▸ REQUIRED WORK
Write out the opening lines of the data word for word, up to and including the line with "const yTitle = 'PL intensity (arb.unit)';", and leave every picture and every later line out.

-- RECORDED INFORMATION start --

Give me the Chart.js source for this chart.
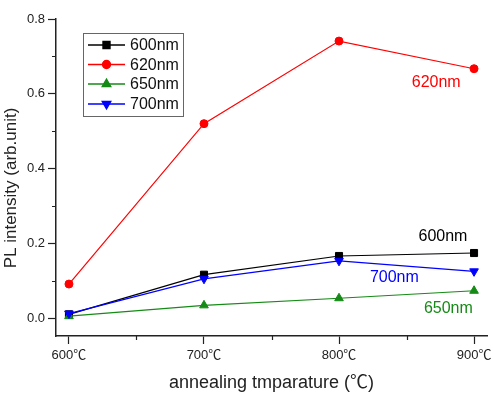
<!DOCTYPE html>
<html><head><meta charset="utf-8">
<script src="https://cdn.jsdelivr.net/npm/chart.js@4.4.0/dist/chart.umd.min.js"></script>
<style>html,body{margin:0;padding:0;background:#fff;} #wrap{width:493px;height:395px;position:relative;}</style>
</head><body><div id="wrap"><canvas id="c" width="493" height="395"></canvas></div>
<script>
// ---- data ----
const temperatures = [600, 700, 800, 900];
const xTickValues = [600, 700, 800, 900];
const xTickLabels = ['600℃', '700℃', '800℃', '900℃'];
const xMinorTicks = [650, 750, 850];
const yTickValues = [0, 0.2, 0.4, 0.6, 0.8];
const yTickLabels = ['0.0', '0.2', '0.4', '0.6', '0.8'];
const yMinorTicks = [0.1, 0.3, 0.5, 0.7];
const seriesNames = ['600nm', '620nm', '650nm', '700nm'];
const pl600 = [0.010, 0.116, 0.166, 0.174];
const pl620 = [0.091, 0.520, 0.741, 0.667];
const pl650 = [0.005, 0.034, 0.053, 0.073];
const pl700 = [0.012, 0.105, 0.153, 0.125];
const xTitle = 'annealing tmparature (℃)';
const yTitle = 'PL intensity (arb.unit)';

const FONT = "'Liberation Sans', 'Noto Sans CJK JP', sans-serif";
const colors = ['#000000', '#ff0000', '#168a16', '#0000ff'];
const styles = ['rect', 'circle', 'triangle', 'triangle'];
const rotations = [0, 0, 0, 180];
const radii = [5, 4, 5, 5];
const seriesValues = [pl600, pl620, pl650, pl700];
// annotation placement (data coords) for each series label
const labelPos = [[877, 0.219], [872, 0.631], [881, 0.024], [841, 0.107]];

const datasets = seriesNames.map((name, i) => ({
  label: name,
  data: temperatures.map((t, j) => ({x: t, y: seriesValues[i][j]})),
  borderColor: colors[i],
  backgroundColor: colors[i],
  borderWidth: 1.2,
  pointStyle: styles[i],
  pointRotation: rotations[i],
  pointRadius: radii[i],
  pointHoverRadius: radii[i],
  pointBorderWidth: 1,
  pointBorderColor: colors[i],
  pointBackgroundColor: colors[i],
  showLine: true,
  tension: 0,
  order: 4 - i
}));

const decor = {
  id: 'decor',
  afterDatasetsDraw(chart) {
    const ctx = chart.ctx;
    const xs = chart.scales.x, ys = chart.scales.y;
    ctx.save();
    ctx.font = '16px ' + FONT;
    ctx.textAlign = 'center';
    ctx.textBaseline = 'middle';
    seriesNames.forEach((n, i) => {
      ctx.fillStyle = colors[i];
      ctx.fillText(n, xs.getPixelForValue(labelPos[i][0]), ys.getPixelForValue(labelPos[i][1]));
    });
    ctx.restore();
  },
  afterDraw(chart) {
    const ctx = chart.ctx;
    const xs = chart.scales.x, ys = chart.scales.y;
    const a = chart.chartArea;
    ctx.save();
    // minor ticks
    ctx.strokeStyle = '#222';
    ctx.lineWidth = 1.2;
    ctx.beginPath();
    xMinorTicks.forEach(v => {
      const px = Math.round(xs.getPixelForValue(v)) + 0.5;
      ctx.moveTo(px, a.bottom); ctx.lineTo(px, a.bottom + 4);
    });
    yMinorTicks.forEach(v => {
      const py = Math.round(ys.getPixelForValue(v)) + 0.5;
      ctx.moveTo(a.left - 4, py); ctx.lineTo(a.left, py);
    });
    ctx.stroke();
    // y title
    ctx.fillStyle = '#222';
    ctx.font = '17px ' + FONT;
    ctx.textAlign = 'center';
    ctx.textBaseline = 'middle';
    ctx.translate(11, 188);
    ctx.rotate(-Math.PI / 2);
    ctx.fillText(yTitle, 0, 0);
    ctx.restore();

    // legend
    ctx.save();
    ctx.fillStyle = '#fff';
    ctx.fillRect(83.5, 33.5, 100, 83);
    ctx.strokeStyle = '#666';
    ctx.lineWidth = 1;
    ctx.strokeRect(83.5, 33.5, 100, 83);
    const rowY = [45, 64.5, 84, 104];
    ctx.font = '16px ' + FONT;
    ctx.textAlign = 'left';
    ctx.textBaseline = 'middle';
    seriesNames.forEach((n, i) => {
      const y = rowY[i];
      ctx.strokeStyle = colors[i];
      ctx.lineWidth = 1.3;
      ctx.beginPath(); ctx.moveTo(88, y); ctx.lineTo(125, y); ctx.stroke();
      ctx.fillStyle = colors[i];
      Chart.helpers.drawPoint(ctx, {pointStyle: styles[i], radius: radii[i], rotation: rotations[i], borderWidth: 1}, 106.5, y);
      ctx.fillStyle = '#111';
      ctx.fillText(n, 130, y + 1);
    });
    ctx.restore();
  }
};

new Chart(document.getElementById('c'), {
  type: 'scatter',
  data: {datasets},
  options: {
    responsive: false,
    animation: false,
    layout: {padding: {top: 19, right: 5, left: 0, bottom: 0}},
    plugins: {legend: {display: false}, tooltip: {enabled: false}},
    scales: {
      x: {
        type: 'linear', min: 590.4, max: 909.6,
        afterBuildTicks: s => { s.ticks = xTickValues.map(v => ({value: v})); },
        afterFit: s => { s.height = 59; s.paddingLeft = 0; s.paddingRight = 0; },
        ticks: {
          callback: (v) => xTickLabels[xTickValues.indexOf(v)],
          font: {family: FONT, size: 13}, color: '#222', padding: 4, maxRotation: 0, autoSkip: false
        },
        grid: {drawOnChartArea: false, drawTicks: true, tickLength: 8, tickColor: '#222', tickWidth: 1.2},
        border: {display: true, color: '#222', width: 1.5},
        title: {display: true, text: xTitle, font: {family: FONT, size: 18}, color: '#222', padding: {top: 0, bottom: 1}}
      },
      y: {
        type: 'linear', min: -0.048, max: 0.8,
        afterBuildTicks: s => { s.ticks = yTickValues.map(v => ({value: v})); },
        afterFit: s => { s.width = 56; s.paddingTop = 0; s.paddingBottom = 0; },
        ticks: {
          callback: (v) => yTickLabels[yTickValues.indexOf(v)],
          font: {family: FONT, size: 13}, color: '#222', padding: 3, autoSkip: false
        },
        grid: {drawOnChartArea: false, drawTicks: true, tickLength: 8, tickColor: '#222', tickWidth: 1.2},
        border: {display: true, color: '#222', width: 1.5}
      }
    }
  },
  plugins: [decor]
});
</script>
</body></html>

-- RECORDED INFORMATION end --

▸ FINISHED TASK
Give me the Chart.js source for this chart.
<!DOCTYPE html>
<html><head><meta charset="utf-8">
<script src="https://cdn.jsdelivr.net/npm/chart.js@4.4.0/dist/chart.umd.min.js"></script>
<style>html,body{margin:0;padding:0;background:#fff;} #wrap{width:493px;height:395px;position:relative;}</style>
</head><body><div id="wrap"><canvas id="c" width="493" height="395"></canvas></div>
<script>
// ---- data ----
const temperatures = [600, 700, 800, 900];
const xTickValues = [600, 700, 800, 900];
const xTickLabels = ['600℃', '700℃', '800℃', '900℃'];
const xMinorTicks = [650, 750, 850];
const yTickValues = [0, 0.2, 0.4, 0.6, 0.8];
const yTickLabels = ['0.0', '0.2', '0.4', '0.6', '0.8'];
const yMinorTicks = [0.1, 0.3, 0.5, 0.7];
const seriesNames = ['600nm', '620nm', '650nm', '700nm'];
const pl600 = [0.010, 0.116, 0.166, 0.174];
const pl620 = [0.091, 0.520, 0.741, 0.667];
const pl650 = [0.005, 0.034, 0.053, 0.073];
const pl700 = [0.012, 0.105, 0.153, 0.125];
const xTitle = 'annealing tmparature (℃)';
const yTitle = 'PL intensity (arb.unit)';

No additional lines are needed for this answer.